PR reads complete. Diff covers the expected files. Read closely:

  • An enum case isn't handled.
  • A retry path is referenced in a comment but never implemented.
  • The happy-path test exists; four error paths from the spec don't.
  • A dependency is imported but never installed.
  • Code labelled "idempotent" isn't.

Failure is quiet.

What doesn't work

"Try harder." "Use a bigger model." "Add more tests." "Read carefully."

Bigger models push the ceiling out — there's still a ceiling, and cost grows faster than the ceiling does. The other three are human-side rework.

What works

Break the work into pieces small enough that each one is actually one-shottable.

flowchart LR
    Big[Big request] --> S1[specify]
    S1 --> S2[clarify]
    S2 --> S3[plan]
    S3 --> S4[tasks]
    S4 --> S5[implement]
    S5 --> S6[verify]

Each box is a separate invocation. Each has a tight prompt and fresh context. The agent that writes the spec is not the agent that writes the code, and the agent that writes the code touches one task at a time. This is the whole basis of the Spec-Driven Workflow.

Logical "runs"

A run is one coherent batch — one feature branch, one PR, one design decision. Each run has a strict envelope: spec, plan, tasks, verify gate.

  • Task = one-shottable.
  • Run = graph of tasks.
  • A run that grows beyond its envelope is the smell. Split it.

Adding "while you're at it" tasks mid-conversation is one-shot territory. Stop, scope, split.
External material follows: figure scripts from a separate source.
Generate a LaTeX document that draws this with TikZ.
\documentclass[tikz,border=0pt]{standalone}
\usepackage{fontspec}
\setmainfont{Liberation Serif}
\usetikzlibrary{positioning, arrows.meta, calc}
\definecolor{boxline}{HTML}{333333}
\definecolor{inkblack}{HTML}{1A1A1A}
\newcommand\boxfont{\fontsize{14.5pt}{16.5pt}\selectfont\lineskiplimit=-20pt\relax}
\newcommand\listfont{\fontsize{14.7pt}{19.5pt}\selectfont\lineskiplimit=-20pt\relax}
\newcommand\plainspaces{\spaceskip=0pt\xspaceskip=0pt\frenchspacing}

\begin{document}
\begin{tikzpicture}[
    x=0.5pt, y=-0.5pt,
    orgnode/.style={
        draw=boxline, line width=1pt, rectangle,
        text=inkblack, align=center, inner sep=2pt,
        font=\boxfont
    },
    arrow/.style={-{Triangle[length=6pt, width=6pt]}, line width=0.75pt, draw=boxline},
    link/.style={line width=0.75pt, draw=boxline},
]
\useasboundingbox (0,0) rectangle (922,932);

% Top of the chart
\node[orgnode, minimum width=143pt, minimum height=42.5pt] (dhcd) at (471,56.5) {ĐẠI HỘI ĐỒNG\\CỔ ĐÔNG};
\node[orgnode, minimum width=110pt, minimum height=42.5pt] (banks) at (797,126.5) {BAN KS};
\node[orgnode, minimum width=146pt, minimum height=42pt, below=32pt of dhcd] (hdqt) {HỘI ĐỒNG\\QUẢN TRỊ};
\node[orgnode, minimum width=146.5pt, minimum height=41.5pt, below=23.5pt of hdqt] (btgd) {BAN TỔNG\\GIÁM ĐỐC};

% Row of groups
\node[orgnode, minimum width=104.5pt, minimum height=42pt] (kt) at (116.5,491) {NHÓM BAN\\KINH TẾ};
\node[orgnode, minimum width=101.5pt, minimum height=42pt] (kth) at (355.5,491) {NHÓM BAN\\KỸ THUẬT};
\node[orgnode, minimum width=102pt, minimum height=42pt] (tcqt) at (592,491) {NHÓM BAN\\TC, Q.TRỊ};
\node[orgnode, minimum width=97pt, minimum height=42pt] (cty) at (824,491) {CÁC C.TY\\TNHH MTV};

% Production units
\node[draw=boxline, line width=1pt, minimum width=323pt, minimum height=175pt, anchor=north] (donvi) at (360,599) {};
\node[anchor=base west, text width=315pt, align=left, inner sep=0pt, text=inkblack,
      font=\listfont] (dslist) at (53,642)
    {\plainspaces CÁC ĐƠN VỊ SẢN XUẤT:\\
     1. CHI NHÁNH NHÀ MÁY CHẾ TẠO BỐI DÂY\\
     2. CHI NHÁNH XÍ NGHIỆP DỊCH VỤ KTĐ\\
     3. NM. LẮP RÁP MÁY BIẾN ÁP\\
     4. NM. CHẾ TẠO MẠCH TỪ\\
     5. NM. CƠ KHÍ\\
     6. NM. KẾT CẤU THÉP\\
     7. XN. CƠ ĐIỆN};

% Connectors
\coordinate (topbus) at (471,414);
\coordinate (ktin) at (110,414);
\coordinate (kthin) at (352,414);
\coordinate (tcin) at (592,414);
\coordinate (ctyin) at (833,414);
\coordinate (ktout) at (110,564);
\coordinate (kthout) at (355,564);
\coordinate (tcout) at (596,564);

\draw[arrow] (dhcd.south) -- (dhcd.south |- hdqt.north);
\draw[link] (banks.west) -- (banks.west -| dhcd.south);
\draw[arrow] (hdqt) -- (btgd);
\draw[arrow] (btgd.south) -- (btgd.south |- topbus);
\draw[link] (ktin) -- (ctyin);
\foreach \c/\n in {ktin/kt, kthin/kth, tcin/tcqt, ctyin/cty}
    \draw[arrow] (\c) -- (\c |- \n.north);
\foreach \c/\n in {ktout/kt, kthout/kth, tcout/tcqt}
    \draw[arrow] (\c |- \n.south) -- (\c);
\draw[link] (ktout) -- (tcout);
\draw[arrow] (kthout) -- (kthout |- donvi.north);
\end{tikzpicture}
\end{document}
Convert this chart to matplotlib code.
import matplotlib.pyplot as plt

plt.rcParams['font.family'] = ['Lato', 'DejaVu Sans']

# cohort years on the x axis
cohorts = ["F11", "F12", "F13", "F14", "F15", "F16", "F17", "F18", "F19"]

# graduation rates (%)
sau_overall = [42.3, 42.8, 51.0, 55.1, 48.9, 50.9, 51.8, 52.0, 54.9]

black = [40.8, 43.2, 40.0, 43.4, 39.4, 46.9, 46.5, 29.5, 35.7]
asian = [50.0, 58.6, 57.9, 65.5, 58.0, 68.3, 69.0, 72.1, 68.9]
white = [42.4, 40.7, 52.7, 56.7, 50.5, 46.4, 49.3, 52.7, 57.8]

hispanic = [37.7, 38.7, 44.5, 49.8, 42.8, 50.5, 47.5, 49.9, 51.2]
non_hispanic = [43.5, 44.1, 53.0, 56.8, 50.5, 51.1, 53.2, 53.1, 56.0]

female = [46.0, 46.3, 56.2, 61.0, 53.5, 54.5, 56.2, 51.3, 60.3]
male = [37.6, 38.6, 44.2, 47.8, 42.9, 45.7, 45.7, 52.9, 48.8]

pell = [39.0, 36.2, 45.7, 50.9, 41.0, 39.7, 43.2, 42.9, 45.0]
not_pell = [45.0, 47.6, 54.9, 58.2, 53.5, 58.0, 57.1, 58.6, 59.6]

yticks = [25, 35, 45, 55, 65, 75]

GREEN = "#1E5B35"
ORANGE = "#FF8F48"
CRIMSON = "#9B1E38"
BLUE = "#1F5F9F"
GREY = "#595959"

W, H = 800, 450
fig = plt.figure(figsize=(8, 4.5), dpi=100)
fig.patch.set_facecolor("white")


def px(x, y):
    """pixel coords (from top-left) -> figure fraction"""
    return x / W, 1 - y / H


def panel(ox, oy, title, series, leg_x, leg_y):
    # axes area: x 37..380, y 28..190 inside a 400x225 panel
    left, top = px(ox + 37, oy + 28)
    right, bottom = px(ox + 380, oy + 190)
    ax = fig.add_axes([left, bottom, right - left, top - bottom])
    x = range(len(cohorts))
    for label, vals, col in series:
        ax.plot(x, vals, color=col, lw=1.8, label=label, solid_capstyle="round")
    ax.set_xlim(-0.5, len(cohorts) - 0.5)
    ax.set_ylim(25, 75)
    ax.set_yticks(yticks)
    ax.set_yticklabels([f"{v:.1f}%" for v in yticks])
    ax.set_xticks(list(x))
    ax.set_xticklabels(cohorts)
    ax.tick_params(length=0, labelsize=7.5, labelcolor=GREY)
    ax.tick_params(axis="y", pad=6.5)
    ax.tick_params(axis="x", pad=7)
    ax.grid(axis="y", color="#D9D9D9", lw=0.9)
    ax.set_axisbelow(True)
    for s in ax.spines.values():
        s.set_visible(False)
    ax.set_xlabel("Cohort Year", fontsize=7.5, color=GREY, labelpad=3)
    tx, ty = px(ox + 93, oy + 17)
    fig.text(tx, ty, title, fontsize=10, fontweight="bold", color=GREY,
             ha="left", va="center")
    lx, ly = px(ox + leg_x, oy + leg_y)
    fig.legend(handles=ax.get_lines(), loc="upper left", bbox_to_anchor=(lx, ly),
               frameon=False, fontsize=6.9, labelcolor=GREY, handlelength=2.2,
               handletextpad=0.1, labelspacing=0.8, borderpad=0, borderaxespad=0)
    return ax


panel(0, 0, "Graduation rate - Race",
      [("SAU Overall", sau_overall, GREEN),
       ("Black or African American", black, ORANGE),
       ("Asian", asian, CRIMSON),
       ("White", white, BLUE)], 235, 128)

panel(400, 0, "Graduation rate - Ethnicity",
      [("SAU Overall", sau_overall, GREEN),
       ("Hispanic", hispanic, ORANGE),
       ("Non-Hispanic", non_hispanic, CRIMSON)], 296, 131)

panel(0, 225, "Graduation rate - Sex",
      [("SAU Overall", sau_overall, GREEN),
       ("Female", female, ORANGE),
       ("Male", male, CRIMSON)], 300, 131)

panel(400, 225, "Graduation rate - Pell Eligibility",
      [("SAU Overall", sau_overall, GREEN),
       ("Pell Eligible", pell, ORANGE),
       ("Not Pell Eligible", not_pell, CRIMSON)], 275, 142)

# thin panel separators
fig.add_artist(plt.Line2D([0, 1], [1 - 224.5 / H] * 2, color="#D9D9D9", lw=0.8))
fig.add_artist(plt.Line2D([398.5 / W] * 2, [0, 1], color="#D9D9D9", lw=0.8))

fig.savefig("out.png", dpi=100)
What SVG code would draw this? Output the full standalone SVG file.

Signs you're about to ship a one-shot

  • Prompt grows mid-conversation ("...and also...").
  • Diff touches more than ~3 logical components.
  • Plan covers the whole feature in a single sketch.
  • Task list has < ~5 items for non-trivial work.
  • Implement ends in one big commit.

Recovering after the fact

Run verify against the diff with the original spec. Don't ask the same agent to "patch the gaps" — that produces a second one-shot on top of the first. Re-enter at tasks. Add the missing items as proper tasks with proper context.

Small enough to one-shot, structured enough to verify.